Researcher, Facilitator, Advocate?

I just talked with a colleague who wants to do some Net-Map research about water governance in a big irrigation project in Africa, where commercial interests and small farmer needs clash. She has a number of different goals with her research, ranging from “getting a PhD” through “doing high quality exciting research” to “facilitating a debate about power” and “empowering the poorer stakeholders”.

And while it is possible to do all these things with a tool like Net-Map, it made me think about the messy situations we often get ourselves into, trying to be a good researcher and a good person at the same time. How do you deal with the tensions between “wanting to find out” and “wanting to change things / wanting to help”?

3 Responses

  1. Eva,
    i really enjoy this site and have draw upon it in a class I just completed.

    You ask: How do you deal with the tensions between “wanting to find out” and “wanting to change things / wanting to help”?

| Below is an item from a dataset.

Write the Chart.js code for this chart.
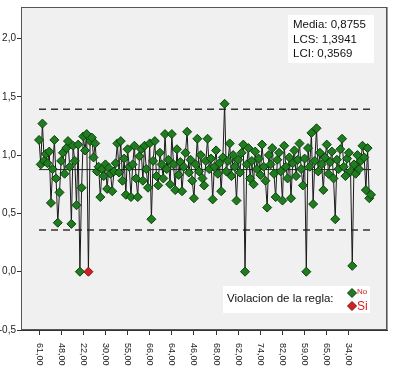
<!DOCTYPE html>
<html>
<head>
<meta charset="utf-8">
<script src="https://cdn.jsdelivr.net/npm/chart.js@4"></script>
<style>
  html, body { margin: 0; padding: 0; background: #ffffff; }
  #wrap { width: 400px; height: 383px; }
</style>
</head>
<body>
<div id="wrap"><canvas id="chartCtrl" width="400" height="383"></canvas></div>
<script>
'use strict';

// ── Data ─────────────────────────────────────────────
const values = [
  1.13, 0.92, 1.27, 0.95, 1.01, 0.93, 1.03, 0.59, 0.88, 1.13,
  0.80, 0.42, 0.68, 0.95, 1.02, 0.84, 1.06, 1.12, 0.90, 0.41,
  1.08, 0.95, 0.57, 1.09, 0.00, 0.72, 1.16, 1.04, 1.18, 0.00,
  1.12, 1.15, 0.98, 1.10, 0.86, 0.90, 0.64, 0.88, 0.82, 0.92,
  0.71, 0.89, 0.84, 0.69, 0.86, 0.93, 1.10, 0.85, 1.12, 0.78,
  0.97, 0.66, 1.05, 0.90, 0.64, 0.92, 1.08, 0.80, 0.64, 0.99,
  1.05, 0.78, 1.08, 0.88, 0.72, 1.10, 0.45, 0.95, 1.12, 0.82,
  0.74, 1.02, 0.92, 0.80, 1.18, 0.88, 0.96, 0.75, 1.18, 0.92,
  0.70, 1.05, 0.83, 0.94, 0.69, 0.90, 1.02, 1.20, 0.85, 0.96,
  0.78, 0.63, 0.92, 1.14, 0.86, 1.00, 0.80, 0.74, 0.95, 1.14,
  0.88, 0.97, 0.62, 0.90, 1.04, 0.84, 0.93, 0.69, 0.98, 1.44,
  0.86, 0.95, 1.10, 0.82, 1.00, 0.90, 0.61, 0.96, 0.85, 1.02,
  1.09, 0.00, 0.92, 1.06, 0.80, 0.95, 0.75, 1.03, 0.88, 0.97,
  0.83, 1.09, 0.90, 0.78, 0.55, 1.00, 0.92, 1.06, 0.84, 0.64,
  0.96, 1.02, 0.86, 0.61, 1.08, 0.90, 0.80, 0.98, 0.63, 0.93,
  1.04, 0.82, 0.96, 1.10, 0.88, 0.74, 0.97, 0.00, 1.06, 0.90,
  1.19, 0.58, 0.95, 1.23, 0.86, 1.02, 0.92, 0.70, 0.98, 1.09,
  0.84, 0.94, 1.03, 0.80, 0.45, 0.96, 0.88, 1.05, 1.14, 0.90,
  0.82, 0.97, 1.02, 0.86, 0.05, 0.92, 0.84, 1.00, 0.88, 0.95,
  1.08, 0.98, 0.70, 1.06, 0.63, 0.66
];
const violations  = [29];           // point indices flagged "Si"
const xTickLabels = ['61,00', '48,00', '22,00', '30,00', '55,00', '66,00', '64,00', '46,00',
                     '68,00', '62,00', '74,00', '82,00', '59,00', '65,00', '34,00'];
const xTickStep   = 13;
const yTicks      = [-0.5, 0, 0.5, 1.0, 1.5, 2.0];
const media = 0.8755;
const lcs   = 1.3941;
const lci   = 0.3569;
const statLines = ['Media: 0,8755', 'LCS: 1,3941', 'LCI: 0,3569'];

const FONT = "'Liberation Sans', Arial, sans-serif";
const GREEN = '#1f7d1f', GREEN_DK = '#0d3f0d';
const RED = '#d42020', RED_DK = '#7a1010';

const lastIdx = values.length - 1;
const pts = values.map((v, i) => ({ x: i, y: v }));
const hLine = y => [{ x: 0, y }, { x: lastIdx, y }];

// ── Helpers ──────────────────────────────────────────
function diamond(ctx, x, y, r, fill, stroke) {
  ctx.beginPath();
  ctx.moveTo(x, y - r);
  ctx.lineTo(x + r, y);
  ctx.lineTo(x, y + r);
  ctx.lineTo(x - r, y);
  ctx.closePath();
  ctx.fillStyle = fill;
  ctx.fill();
  ctx.lineWidth = 1;
  ctx.strokeStyle = stroke;
  ctx.stroke();
}

// ── Plugins ──────────────────────────────────────────
const framePlugin = {
  id: 'frame',
  beforeDraw(chart) {
    const { ctx, chartArea: a } = chart;
    ctx.save();
    ctx.fillStyle = '#f0f0f0';
    ctx.fillRect(a.left, a.top, a.right - a.left, a.bottom - a.top);
    ctx.restore();
  },
  afterDraw(chart) {
    const { ctx, chartArea: a, scales } = chart;
    ctx.save();
    // frame
    ctx.strokeStyle = '#555';
    ctx.lineWidth = 1;
    ctx.strokeRect(a.left + 0.5, a.top + 0.5, a.right - a.left - 1, a.bottom - a.top - 1);
    ctx.strokeStyle = '#999';
    ctx.beginPath();
    ctx.moveTo(a.right + 0.5, a.top);
    ctx.lineTo(a.right + 0.5, a.bottom);
    ctx.stroke();

    // x tick labels, rotated clockwise
    ctx.fillStyle = '#222';
    ctx.font = '9px ' + FONT;
    ctx.textAlign = 'left';
    ctx.textBaseline = 'middle';
    xTickLabels.forEach((lbl, i) => {
      const px = scales.x.getPixelForValue(i * xTickStep);
      ctx.save();
      ctx.translate(px, a.bottom + 13);
      ctx.rotate(Math.PI / 2);
      ctx.fillText(lbl, 0, 0);
      ctx.restore();
    });

    // stats box
    ctx.fillStyle = '#ffffff';
    ctx.fillRect(288, 15, 86, 48);
    ctx.fillStyle = '#111';
    ctx.font = '11.5px ' + FONT;
    ctx.textBaseline = 'middle';
    statLines.forEach((t, i) => ctx.fillText(t, 293, 25 + i * 14.5));

    // rule legend
    ctx.fillStyle = '#ffffff';
    ctx.fillRect(223, 286, 147, 27);
    ctx.fillStyle = '#111';
    ctx.font = '11.5px ' + FONT;
    ctx.fillText('Violacion de la regla:', 227, 299);
    diamond(ctx, 352, 293, 4.5, GREEN, GREEN_DK);
    diamond(ctx, 352, 306, 4.5, RED, RED_DK);
    ctx.font = '8px ' + FONT;
    ctx.fillText('No', 357, 292);
    ctx.font = '12px ' + FONT;
    ctx.fillText('Si', 357, 307);
    ctx.restore();
  }
};

// ── Chart ────────────────────────────────────────────
const ctx = document.getElementById('chartCtrl').getContext('2d');
new Chart(ctx, {
  type: 'line',
  data: {
    datasets: [
      {
        data: pts,
        borderColor: '#1a1a1a',
        borderWidth: 1,
        pointStyle: 'rectRot',
        pointRadius: 4.5,
        pointBorderWidth: 1,
        pointBackgroundColor: values.map((v, i) => violations.includes(i) ? RED : GREEN),
        pointBorderColor: values.map((v, i) => violations.includes(i) ? RED_DK : GREEN_DK)
      },
      { data: hLine(media), borderColor: '#222', borderWidth: 1, pointRadius: 0 },
      { data: hLine(lcs), borderColor: '#333', borderWidth: 1.5, borderDash: [7, 5], pointRadius: 0 },
      { data: hLine(lci), borderColor: '#333', borderWidth: 1.5, borderDash: [7, 5], pointRadius: 0 }
    ]
  },
  options: {
    responsive: false,
    animation: false,
    devicePixelRatio: 1,
    layout: { padding: { top: 3, right: 13, left: 0, bottom: 0 } },
    plugins: { legend: { display: false }, tooltip: { enabled: false } },
    scales: {
      x: {
        type: 'linear',
        min: -10.6,
        max: lastIdx + 9.4,
        afterBuildTicks: s => { s.ticks = xTickLabels.map((_, i) => ({ value: i * xTickStep })); },
        afterFit: s => { s.height = 53; },
        ticks: { display: false },
        grid: { drawOnChartArea: false, drawTicks: true, tickLength: 5, color: '#333' },
        border: { display: true, color: '#333' }
      },
      y: {
        min: -0.5,
        max: 2.27,
        afterBuildTicks: s => { s.ticks = yTicks.map(v => ({ value: v })); },
        afterFit: s => { s.width = 21; },
        ticks: {
          color: '#222',
          padding: 1,
          font: { size: 10, family: FONT },
          callback: v => v.toFixed(1).replace('.', ',')
        },
        grid: { drawOnChartArea: false, drawTicks: true, tickLength: 4, color: '#333' },
        border: { display: true, color: '#333' }
      }
    }
  },
  plugins: [framePlugin]
});
</script>
</body>
</html>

    I have struggled with this throughout my career, one which has combined extension and research — and now teaching.
    I think one begins by understanding and appreciating the difference, but in most cases, it comes down to a question of values. For me, most of the time I choose change/help. Some of my colleagues, most of the time, choose wanting to find out. In theory they are often compatible, but in practice I have found that they are often not. I chose to privilege my practice. Research is a great tool and aid for me, but not an end in itself.

  2. Dear Betty,
    Thanks for sharing your experience. It resonates with my experience and what I hear from a number of colleagues. But it does make me wonder: Is it something that is inherent in research, that becoming engaged in change clouds your judgment and thus interferes with the ability of being a good researcher? Or is it a flaw of the research community (or parts of it) that draws away a certain kind of people, who could add interesting insights and a specific perspective but get frustrated with having to pretend to be neutral outsiders…

  3. Hi Eva,
    I think a lot depends on what epistemological stance one embraces. In ethnography neutrality is not an issue, or rather, not in the ol’ neopositivist way.
    To me the struggle is more on a concentration and time management level: I’ve found myself incapable of being on the beat both in what I’m doing in my project as a project leader and assuming at the same time the deeply reflective stance needed to carry out good research.
    I hope I’ll be able to conciliate the two as alternating phases of the same cycle.